= Directive =
Track down the lines that contain "this" and copy them.

= Data lines =

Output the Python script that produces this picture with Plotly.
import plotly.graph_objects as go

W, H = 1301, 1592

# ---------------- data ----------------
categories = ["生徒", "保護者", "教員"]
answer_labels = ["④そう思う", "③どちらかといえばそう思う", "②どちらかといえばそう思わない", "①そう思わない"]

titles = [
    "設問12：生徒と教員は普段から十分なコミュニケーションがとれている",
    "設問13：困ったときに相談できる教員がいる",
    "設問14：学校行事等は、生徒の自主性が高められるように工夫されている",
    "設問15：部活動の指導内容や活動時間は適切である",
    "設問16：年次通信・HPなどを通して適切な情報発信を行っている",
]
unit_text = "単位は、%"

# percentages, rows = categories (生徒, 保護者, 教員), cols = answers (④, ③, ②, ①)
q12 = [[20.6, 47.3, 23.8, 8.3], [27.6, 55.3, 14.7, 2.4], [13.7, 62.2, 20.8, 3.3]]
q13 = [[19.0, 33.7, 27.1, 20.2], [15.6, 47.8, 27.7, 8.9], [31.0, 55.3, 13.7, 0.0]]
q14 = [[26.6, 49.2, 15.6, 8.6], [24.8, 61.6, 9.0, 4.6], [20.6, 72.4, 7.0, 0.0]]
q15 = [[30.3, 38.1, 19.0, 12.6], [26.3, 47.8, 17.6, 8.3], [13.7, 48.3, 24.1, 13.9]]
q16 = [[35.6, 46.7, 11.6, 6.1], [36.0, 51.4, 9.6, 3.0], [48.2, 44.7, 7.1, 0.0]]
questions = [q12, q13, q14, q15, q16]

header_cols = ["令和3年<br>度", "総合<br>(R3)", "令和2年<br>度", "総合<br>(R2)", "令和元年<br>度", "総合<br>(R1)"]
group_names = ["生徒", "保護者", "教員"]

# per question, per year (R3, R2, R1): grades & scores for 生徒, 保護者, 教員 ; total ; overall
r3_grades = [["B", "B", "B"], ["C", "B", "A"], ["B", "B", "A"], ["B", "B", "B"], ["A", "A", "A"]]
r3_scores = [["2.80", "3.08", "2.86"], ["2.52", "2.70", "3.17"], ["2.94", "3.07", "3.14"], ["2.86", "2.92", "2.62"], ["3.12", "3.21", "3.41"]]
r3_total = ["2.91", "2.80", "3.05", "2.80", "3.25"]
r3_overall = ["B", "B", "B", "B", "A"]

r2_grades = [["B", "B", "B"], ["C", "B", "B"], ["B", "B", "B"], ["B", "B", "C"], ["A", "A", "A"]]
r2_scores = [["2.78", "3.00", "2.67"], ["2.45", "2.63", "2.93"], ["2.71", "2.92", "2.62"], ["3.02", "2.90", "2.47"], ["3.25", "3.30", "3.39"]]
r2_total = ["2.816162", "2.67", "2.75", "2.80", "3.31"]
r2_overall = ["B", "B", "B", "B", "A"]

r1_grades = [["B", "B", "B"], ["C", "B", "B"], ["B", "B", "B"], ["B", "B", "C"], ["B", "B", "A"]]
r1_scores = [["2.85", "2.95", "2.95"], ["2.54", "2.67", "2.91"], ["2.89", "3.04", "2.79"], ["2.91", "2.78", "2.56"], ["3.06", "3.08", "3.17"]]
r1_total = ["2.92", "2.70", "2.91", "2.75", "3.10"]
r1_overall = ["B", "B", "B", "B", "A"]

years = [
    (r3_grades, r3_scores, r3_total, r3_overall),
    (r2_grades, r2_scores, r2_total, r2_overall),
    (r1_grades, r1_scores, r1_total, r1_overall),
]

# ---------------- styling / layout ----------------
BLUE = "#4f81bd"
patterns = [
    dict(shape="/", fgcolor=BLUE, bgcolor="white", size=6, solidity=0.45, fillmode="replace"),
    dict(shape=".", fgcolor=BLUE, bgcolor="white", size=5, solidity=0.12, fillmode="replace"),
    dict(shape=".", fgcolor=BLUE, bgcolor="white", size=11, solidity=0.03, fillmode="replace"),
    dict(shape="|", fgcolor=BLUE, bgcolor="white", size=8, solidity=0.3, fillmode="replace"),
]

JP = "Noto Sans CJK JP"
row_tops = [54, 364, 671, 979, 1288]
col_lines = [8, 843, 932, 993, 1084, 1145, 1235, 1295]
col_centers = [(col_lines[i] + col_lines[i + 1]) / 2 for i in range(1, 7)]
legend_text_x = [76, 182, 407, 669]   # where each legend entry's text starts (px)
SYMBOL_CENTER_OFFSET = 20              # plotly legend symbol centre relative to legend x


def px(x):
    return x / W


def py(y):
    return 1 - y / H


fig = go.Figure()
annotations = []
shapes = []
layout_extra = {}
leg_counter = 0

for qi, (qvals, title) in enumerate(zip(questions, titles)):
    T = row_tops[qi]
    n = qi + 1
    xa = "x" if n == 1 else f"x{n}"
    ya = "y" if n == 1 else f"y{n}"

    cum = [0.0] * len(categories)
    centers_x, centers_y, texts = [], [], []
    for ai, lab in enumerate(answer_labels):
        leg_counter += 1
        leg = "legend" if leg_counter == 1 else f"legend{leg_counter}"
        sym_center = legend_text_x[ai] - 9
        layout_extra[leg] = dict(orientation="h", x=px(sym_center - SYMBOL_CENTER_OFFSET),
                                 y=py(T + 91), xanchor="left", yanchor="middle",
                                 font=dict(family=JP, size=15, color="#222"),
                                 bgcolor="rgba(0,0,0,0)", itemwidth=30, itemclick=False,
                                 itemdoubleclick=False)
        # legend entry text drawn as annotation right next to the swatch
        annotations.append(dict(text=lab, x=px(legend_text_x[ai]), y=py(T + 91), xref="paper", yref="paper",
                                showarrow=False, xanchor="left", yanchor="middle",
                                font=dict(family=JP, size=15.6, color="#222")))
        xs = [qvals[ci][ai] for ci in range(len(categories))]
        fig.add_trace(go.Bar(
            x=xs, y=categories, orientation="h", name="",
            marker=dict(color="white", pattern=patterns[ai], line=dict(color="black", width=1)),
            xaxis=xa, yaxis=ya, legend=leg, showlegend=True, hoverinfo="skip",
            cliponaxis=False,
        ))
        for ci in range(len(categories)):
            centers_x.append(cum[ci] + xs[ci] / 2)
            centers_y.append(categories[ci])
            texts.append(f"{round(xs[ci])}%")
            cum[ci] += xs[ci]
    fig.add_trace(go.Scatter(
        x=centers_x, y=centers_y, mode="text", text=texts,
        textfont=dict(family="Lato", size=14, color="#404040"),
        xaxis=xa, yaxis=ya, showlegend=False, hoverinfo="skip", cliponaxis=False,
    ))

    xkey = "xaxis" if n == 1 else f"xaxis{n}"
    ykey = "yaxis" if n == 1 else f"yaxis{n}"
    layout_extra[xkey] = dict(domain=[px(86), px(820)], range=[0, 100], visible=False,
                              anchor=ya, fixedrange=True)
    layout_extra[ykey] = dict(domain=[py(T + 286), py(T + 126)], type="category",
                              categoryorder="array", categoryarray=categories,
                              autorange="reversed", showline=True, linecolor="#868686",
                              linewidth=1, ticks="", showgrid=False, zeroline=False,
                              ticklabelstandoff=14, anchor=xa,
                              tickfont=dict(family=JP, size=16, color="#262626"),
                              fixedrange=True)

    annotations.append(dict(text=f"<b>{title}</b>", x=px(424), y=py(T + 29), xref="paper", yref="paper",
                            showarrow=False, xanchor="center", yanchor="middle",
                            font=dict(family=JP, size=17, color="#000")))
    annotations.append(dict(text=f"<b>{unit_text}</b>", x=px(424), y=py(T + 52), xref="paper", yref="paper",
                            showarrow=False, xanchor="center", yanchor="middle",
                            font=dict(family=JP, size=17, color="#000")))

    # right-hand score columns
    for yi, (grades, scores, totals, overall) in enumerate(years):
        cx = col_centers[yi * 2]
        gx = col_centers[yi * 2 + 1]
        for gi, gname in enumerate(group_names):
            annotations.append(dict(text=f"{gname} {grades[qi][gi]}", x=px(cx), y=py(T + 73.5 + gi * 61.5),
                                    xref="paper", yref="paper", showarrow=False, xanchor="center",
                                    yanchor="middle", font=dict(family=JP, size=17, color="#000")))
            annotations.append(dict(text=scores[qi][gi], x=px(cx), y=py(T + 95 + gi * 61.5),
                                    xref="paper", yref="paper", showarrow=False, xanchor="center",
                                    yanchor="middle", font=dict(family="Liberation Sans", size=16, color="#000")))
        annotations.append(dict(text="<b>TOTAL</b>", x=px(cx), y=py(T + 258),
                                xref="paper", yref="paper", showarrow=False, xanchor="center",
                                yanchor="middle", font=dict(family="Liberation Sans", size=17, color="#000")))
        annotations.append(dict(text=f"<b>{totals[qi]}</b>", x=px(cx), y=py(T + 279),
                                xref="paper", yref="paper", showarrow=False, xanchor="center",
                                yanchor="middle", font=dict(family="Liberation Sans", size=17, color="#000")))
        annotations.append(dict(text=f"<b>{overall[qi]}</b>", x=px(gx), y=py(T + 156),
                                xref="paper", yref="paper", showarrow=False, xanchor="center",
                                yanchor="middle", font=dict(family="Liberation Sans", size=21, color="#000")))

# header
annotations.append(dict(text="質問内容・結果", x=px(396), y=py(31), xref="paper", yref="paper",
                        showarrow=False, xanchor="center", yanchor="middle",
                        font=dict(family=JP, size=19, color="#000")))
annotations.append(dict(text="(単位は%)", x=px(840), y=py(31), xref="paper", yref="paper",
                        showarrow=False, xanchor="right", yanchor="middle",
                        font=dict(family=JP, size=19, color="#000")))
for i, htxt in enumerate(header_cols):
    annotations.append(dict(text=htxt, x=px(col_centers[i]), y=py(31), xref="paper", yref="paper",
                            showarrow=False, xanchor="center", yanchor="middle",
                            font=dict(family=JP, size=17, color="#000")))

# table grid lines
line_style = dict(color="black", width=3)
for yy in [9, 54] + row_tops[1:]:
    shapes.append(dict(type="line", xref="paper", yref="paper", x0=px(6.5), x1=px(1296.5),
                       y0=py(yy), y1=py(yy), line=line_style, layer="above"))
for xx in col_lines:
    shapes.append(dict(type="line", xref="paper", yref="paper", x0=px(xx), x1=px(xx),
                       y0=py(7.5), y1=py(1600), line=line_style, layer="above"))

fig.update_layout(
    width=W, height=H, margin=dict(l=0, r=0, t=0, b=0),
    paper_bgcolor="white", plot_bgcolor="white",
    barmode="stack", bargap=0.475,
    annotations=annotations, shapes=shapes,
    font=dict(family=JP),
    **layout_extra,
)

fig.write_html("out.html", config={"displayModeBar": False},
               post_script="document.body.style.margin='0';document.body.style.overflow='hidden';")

==

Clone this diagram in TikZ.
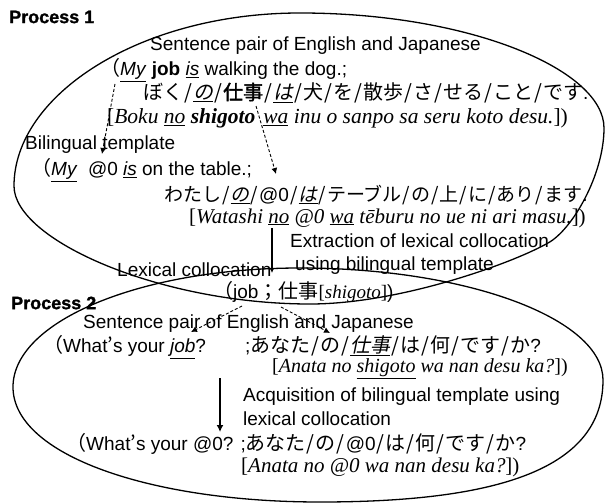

= The answer =
Output the Python script that produces this picture with Plotly.
Clone this diagram in TikZ.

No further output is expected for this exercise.